Science in Christian Perspective
Letter to the Editor
Reply by Seely
Paul H. Seely
2365 S.F. 60th Portland, Oregon 97215
From JASA 21 (September 1969): 94
Thank you for the opportunity to reply to Drs. Harris and Newman [same issue ed.]. Dr. Harris appeals to guilt by association, name-dropping, glittering generality, ad hominem argument, begging the question, name-calling, and a series of unsubstantiated generalities and logical non-sequiturs. If I am wrong in my understanding of God's written Word, I sincerely desire correction. But, is it too much to ask that before recanting I be shown from Scripture, lexica, linguistics, or logic that the Biblical firmament is not solid, and that Sheol is not conceived in part as a subterranean realm of the dead?
Dr. Newman's response to my article seems sincere but a little too facile. No one disagrees that all the Bible is inspired, but the nature of inspiration is subject to definition. And orthodox systematic theology has ever made distinctions that the Bible does not explicitly make. The question is, which direction does the evidence move the distinctions?
As for etymology, Old Testament scholars often use it for presumptive evidence, even though it is a broken reed. However, I scarcely depend on etymology to define "firmament." Nor is Job 37:18 "the major point" of my case. I build my case on the gestalt and cumulative weight of a number of arguments, particularly as seen against the total lack of arguments for a non-solid firmament.

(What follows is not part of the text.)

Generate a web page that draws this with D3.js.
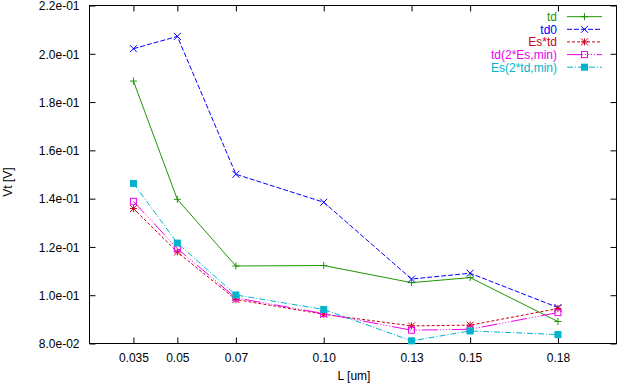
<!DOCTYPE html>
<html>
<head>
<meta charset="utf-8">
<script src="https://cdn.jsdelivr.net/npm/d3@7"></script>
<style>
  html, body { margin: 0; padding: 0; background: #fff; }
  svg { display: block; font-family: "Liberation Sans", Arial, Helvetica, sans-serif; }
</style>
</head>
<body>
<svg id="chart" width="618" height="383"></svg>
<script>
// ---- data ----
const lengths = [0.035, 0.05, 0.07, 0.10, 0.13, 0.15, 0.18];
const xTickLabels = ["0.035", "0.05", "0.07", "0.10", "0.13", "0.15", "0.18"];
const yTicks = [0.08, 0.10, 0.12, 0.14, 0.16, 0.18, 0.20, 0.22];
const yTickLabels = ["8.0e-02", "1.0e-01", "1.2e-01", "1.4e-01", "1.6e-01", "1.8e-01", "2.0e-01", "2.2e-01"];
const seriesNames = ["td", "td0", "Es*td", "td(2*Es,min)", "Es(2*td,min)"];
const td      = [0.1887, 0.1397, 0.1121, 0.1123, 0.1052, 0.1073, 0.0891];
const td0     = [0.2021, 0.2072, 0.1501, 0.1385, 0.1067, 0.1091, 0.0949];
const esTd    = [0.1359, 0.1179, 0.0982, 0.0921, 0.0873, 0.0876, 0.0945];
const tdEsMin = [0.1389, 0.1193, 0.0989, 0.0924, 0.0855, 0.0859, 0.0928];
const esTdMin = [0.1463, 0.1216, 0.1001, 0.0941, 0.0811, 0.0852, 0.0837];

const seriesValues = [td, td0, esTd, tdEsMin, esTdMin];
const colors = ["#1e9600", "#0000ff", "#cc0018", "#ee00ee", "#00b4cc"];
const dashes = [null, "5,2", "3,2", "16,2,1,2,1,2,1,2,1,2", "6,2,1,2"];
const markers = ["plus", "cross", "star", "square", "filled"];

// ---- layout ----
const svg = d3.select("#chart");
const FS = 12;
const pLeft = 89.5, pRight = 616.5, pTop = 5.5, pBottom = 343.5;
const x = d3.scaleLinear().domain([0.02, 0.2]).range([pLeft, pRight]);
const y = d3.scaleLinear().domain([0.08, 0.22]).range([pBottom, pTop]);

// frame
svg.append("rect").attr("x", pLeft).attr("y", pTop)
  .attr("width", pRight - pLeft).attr("height", pBottom - pTop)
  .attr("fill", "none").attr("stroke", "#000").attr("stroke-width", 1);

const tickLen = 6;
const xAxis = d3.axisBottom(x).tickValues(lengths)
  .tickFormat((d, i) => xTickLabels[i]).tickSizeInner(-tickLen).tickSizeOuter(0);
const gx = svg.append("g").attr("transform", `translate(0,${pBottom})`).call(xAxis);
gx.select(".domain").remove();
gx.selectAll("text").attr("font-size", FS).attr("fill", "#000")
  .attr("font-family", "Liberation Sans, Arial, sans-serif")
  .attr("y", 18).attr("dy", 0);
gx.selectAll("line").attr("stroke", "#000");

const xAxisTop = d3.axisTop(x).tickValues(lengths).tickFormat("")
  .tickSizeInner(-tickLen).tickSizeOuter(0);
const gxt = svg.append("g").attr("transform", `translate(0,${pTop})`).call(xAxisTop);
gxt.select(".domain").remove();
gxt.selectAll("line").attr("stroke", "#000");

const yAxis = d3.axisLeft(y).tickValues(yTicks)
  .tickFormat((d, i) => yTickLabels[i]).tickSizeInner(-tickLen).tickSizeOuter(0);
const gy = svg.append("g").attr("transform", `translate(${pLeft},0)`).call(yAxis);
gy.select(".domain").remove();
gy.selectAll("text").attr("font-size", FS).attr("fill", "#000")
  .attr("font-family", "Liberation Sans, Arial, sans-serif")
  .attr("x", -10).attr("dy", "0.36em");
gy.selectAll("line").attr("stroke", "#000");

const yAxisRight = d3.axisRight(y).tickValues(yTicks).tickFormat("")
  .tickSizeInner(-tickLen).tickSizeOuter(0);
const gyr = svg.append("g").attr("transform", `translate(${pRight},0)`).call(yAxisRight);
gyr.select(".domain").remove();
gyr.selectAll("line").attr("stroke", "#000");

// axis titles
svg.append("text").attr("x", 354).attr("y", 379.5).attr("text-anchor", "middle")
  .attr("font-size", FS).text("L [um]");
svg.append("text").attr("transform", "translate(12,182) rotate(-90)")
  .attr("text-anchor", "middle").attr("font-size", FS).text("Vt [V]");

// marker drawing
function drawMarker(g, type, cx, cy, color) {
  const s = 3.5;
  if (type === "plus") {
    g.append("path").attr("d", `M${cx - s},${cy}H${cx + s}M${cx},${cy - s}V${cy + s}`)
      .attr("stroke", color).attr("stroke-width", 1).attr("fill", "none");
  } else if (type === "cross") {
    g.append("path").attr("d", `M${cx - s},${cy - s}L${cx + s},${cy + s}M${cx - s},${cy + s}L${cx + s},${cy - s}`)
      .attr("stroke", color).attr("stroke-width", 1).attr("fill", "none");
  } else if (type === "star") {
    g.append("path").attr("d",
      `M${cx - s},${cy}H${cx + s}M${cx},${cy - s}V${cy + s}M${cx - s},${cy - s}L${cx + s},${cy + s}M${cx - s},${cy + s}L${cx + s},${cy - s}`)
      .attr("stroke", color).attr("stroke-width", 1).attr("fill", "none");
  } else if (type === "square") {
    g.append("rect").attr("x", cx - 3).attr("y", cy - 3).attr("width", 6).attr("height", 6)
      .attr("stroke", color).attr("stroke-width", 1).attr("fill", "none");
  } else if (type === "filled") {
    g.append("rect").attr("x", cx - 3.5).attr("y", cy - 3.5).attr("width", 7).attr("height", 7)
      .attr("fill", color);
  }
}

const line = d3.line().x(d => x(d[0])).y(d => y(d[1]));

seriesValues.forEach((vals, i) => {
  const g = svg.append("g");
  const pts = lengths.map((l, j) => [l, vals[j]]);
  g.append("path").attr("d", line(pts)).attr("fill", "none")
    .attr("stroke", colors[i]).attr("stroke-width", 1)
    .attr("stroke-dasharray", dashes[i]);
  pts.forEach(p => drawMarker(g, markers[i], x(p[0]), y(p[1]), colors[i]));
});

// legend
const legendRows = [16.7, 29.3, 41.9, 54.6, 67.2];
seriesNames.forEach((name, i) => {
  const ly = legendRows[i];
  svg.append("text").attr("x", 557).attr("y", ly).attr("dy", "0.36em")
    .attr("text-anchor", "end").attr("font-size", FS).attr("fill", colors[i]).text(name);
  svg.append("line").attr("x1", 567).attr("x2", 602).attr("y1", ly).attr("y2", ly)
    .attr("stroke", colors[i]).attr("stroke-width", 1).attr("stroke-dasharray", dashes[i]);
  drawMarker(svg, markers[i], 584.5, ly, colors[i]);
});
</script>
</body>
</html>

ConcerningJob 37:18, one must realize that serious linguistics does not see words as univocal. The word sahaq does mean cloud in other places, but previous usage does not determine its meaning in Job 37:18. The word sapah, e.g., literally means "lip" in other places; but in job 12:20, it means "speech", and in Psalm 81:5, "language." One could translate job 12:20, and Psalm 81:5 "lip"; and even we understand, "Don't give me any of your lip." But even if one insists on such a rigid and literal translation one cannot argue that the qualitative nature of "lip" in job 12:20 or Psalm 81:5 is fleshly with blond and nerves. Most translators also will translate less literally in the first place, realizing that since "lip" is so closely associated with "speech" and "language" in some cases this word really refers to speech or language rather than to a literal lip. Similarly one can translate job 37:18 with "clouds," but even then one cannot argue that the qualitative nature of that which is spead out is not solid, but airy. For clouds in the Old Testament are so closely associated with heaven or firmament that in some cases "cloud" really refers to heaven or the firmament rather than to a literal cloud. One can see the close association that clouds have with heaven in the parallelism of Job 20:6, Isaiah 14:14, and Jeremiah 51:9, so close that the word sahaq, "cloud," is better translated "skies" or "heaven" or "firmament" in Pss. 36:5, 57:10 and 89:6, not to mention job 37:18. To many Hebrew minds, the clouds were about as high as one could go, bordering on the firmament itself. Deny the translation of "cloud' by "firmament" in the name of literalism, and one ends up with the embarassing theology that says that God's faithfulness reaches to the clouds, Psalm 36:5-the clouds, so low that even the moon is still thousands of miles higher, not to mention the upper limits of the universe. Since God's faithfulness reaches so much higher than the clouds, univocal literalism would make Psalm 36:5 blasphemous.
Really now, if it weren't for a priori commitment to an untraconservative tradition, would there be any who would argue against the Biblical picture of a three-storied universe?